Quick Comparison Table
| Feature | Elicit | genei |
|---|---|---|
| Primary Goal | Literature discovery and data extraction | Summarization and document management |
| Search Capability | Searches 200M+ papers (Semantic Scholar) | Web search + personal PDF uploads |
| Best For | Systematic reviews and finding evidence | Speed-reading and organizing projects |
| Key Feature | Automated PICO extraction & synthesis | AI-powered notepad and folder organization |
| Pricing | Free (Credit-based) / $30/mo Plus | Basic (£3.99/mo) / Pro (£15.99/mo) |
Overview of Elicit
Elicit acts as an automated research assistant that specializes in the initial stages of a literature review. By utilizing large language models, it allows users to ask a research question and receive a synthesized summary of the top papers in response. Its standout capability is its "Table" view, which automatically extracts data points—such as sample size, methodology, and outcomes—from dozens of papers simultaneously. It is designed to be a rigorous tool for finding evidence and mapping out a research field without requiring the user to have the PDFs already downloaded.
Overview of genei
genei is a productivity-focused research tool designed to help students and academics read and write faster. It functions as a centralized repository where you can upload PDFs or "scrape" web articles into specific project folders. Once your library is built, genei uses AI to generate summaries, extract keywords, and provide a side-by-side notepad where you can draft your work while citing your sources. It is less about finding "new" papers and more about efficiently processing the information you have already gathered.

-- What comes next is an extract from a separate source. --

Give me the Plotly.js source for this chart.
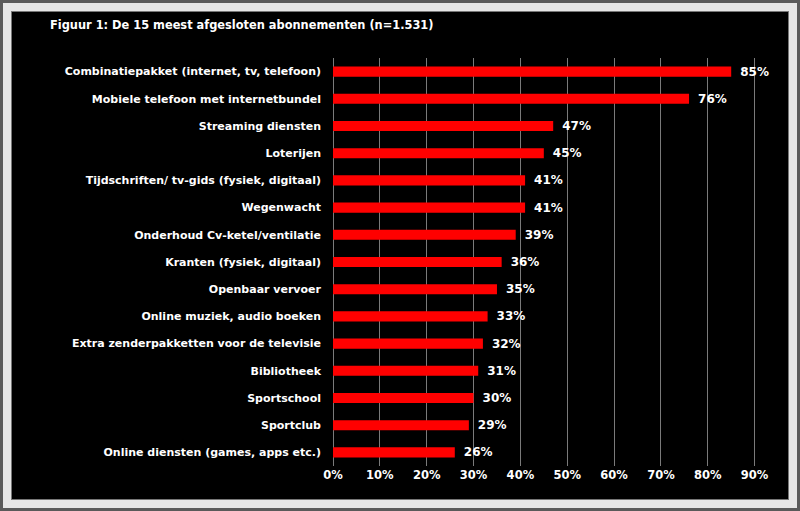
<!DOCTYPE html>
<html>
<head>
<meta charset="utf-8">
<script src="https://cdn.plot.ly/plotly-3.0.1.min.js"></script>
<style>
html,body{margin:0;padding:0;}
body{width:800px;height:511px;background:#5a5a5a;position:relative;overflow:hidden;}
#frame{position:absolute;left:3px;top:3px;width:794px;height:505px;background:#e6e6e6;}
#plot{position:absolute;left:12px;top:12px;width:776px;height:487px;background:#000;box-shadow:0 0 0 1px #777;}
</style>
</head>
<body>
<div id="frame"></div>
<div id="plot"></div>
<script>
const categories = [
  "Combinatiepakket (internet, tv, telefoon)",
  "Mobiele telefoon met internetbundel",
  "Streaming diensten",
  "Loterijen",
  "Tijdschriften/ tv-gids (fysiek, digitaal)",
  "Wegenwacht",
  "Onderhoud Cv-ketel/ventilatie",
  "Kranten (fysiek, digitaal)",
  "Openbaar vervoer",
  "Online muziek, audio boeken",
  "Extra zenderpakketten voor de televisie",
  "Bibliotheek",
  "Sportschool",
  "Sportclub",
  "Online diensten (games, apps etc.)"
];
const values = [85, 76, 47, 45, 41, 41, 39, 36, 35, 33, 32, 31, 30, 29, 26];
const valueLabels = values.map(v => "\u2002" + v + "%");
const tickValues = [0,10,20,30,40,50,60,70,80,90];
const tickLabels = tickValues.map(v => v + "%");
const titleText = "Figuur 1: De 15 meest afgesloten abonnementen (n=1.531)";

const font = "DejaVu Sans, Verdana, sans-serif";

const trace = {
  type: "bar",
  orientation: "h",
  x: values,
  y: categories,
  marker: {color: "#ff0000", line: {width: 0}},
  text: valueLabels,
  textposition: "outside",
  constraintext: "none",
  cliponaxis: false,
  textfont: {family: font, size: 12, color: "#ffffff", weight: "bold"},
  hoverinfo: "none"
};

const layout = {
  width: 776,
  height: 487,
  paper_bgcolor: "#000000",
  plot_bgcolor: "#000000",
  margin: {l: 321, r: 24, t: 46, b: 33, pad: 0},
  bargap: 0.63,
  showlegend: false,
  font: {family: font, color: "#ffffff", size: 11, weight: "bold"},
  title: {
    text: titleText,
    font: {family: font, size: 11.4, color: "#ffffff", weight: "bold"},
    xref: "container", x: 38/776, xanchor: "left",
    yref: "container", y: 1 - 13/487, yanchor: "middle"
  },
  xaxis: {
    range: [0, 92],
    tickvals: tickValues,
    ticktext: tickLabels,
    showgrid: true,
    gridcolor: "#7a7a7a",
    gridwidth: 1,
    zeroline: true,
    zerolinecolor: "#7a7a7a",
    zerolinewidth: 1,
    showline: false,
    ticks: "",
    tickfont: {family: font, size: 11.5, color: "#ffffff", weight: "bold"},
    fixedrange: true
  },
  yaxis: {
    type: "category",
    autorange: "reversed",
    showgrid: false,
    zeroline: false,
    showline: false,
    ticks: "",
    ticklabelstandoff: 11,
    tickfont: {family: font, size: 11, color: "#ffffff", weight: "bold"},
    fixedrange: true
  }
};

Plotly.newPlot("plot", [trace], layout, {displayModeBar: false, staticPlot: true});
</script>
</body>
</html>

Detailed Feature Comparison
The most significant difference between the two lies in their discovery vs. management philosophy. Elicit is built on top of the Semantic Scholar database, meaning its primary function is to help you find papers you didn't know existed. It uses semantic search to find relevant results even if the keywords don't match exactly. In contrast, genei is a management powerhouse. It allows you to organize your research into complex folder structures and provides a "Global Search" across all your uploaded documents, making it easier to find a specific mention of a concept within your own library.
When it comes to information extraction, Elicit is the more powerful tool for quantitative and systematic reviews. It can analyze the full text of papers to answer specific questions like "What was the dosage used?" or "What were the limitations?" across multiple documents at once. genei focuses more on summarization and synthesis for writing purposes. Its AI notepad allows you to ask questions about your specific documents and then move that AI-generated text directly into your draft, which is a major workflow advantage for essay and dissertation writing.

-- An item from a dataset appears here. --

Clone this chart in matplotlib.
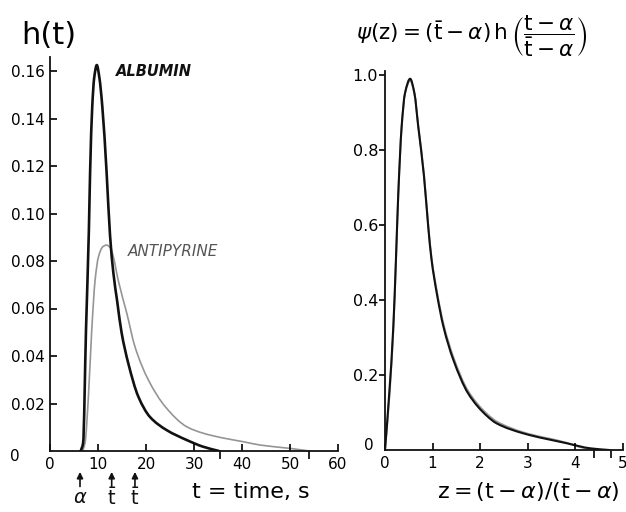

In terms of user interface and workflow, genei offers a more traditional "software-as-a-service" feel with its sidebar, folders, and browser extension for saving articles. It feels like a smarter version of Zotero or Mendeley. Elicit feels more like a powerful search engine or a data analysis tool. While Elicit has recently added features to "chat" with your own PDFs, its core strength remains the ability to handle high volumes of papers to find consensus across a field of study.
Pricing Comparison
- Elicit: Offers a limited free tier based on "credits" used for tasks. The Plus Plan is approximately $30/month (or $300/year), offering higher credit limits, data exports to CSV/BibTeX, and priority support.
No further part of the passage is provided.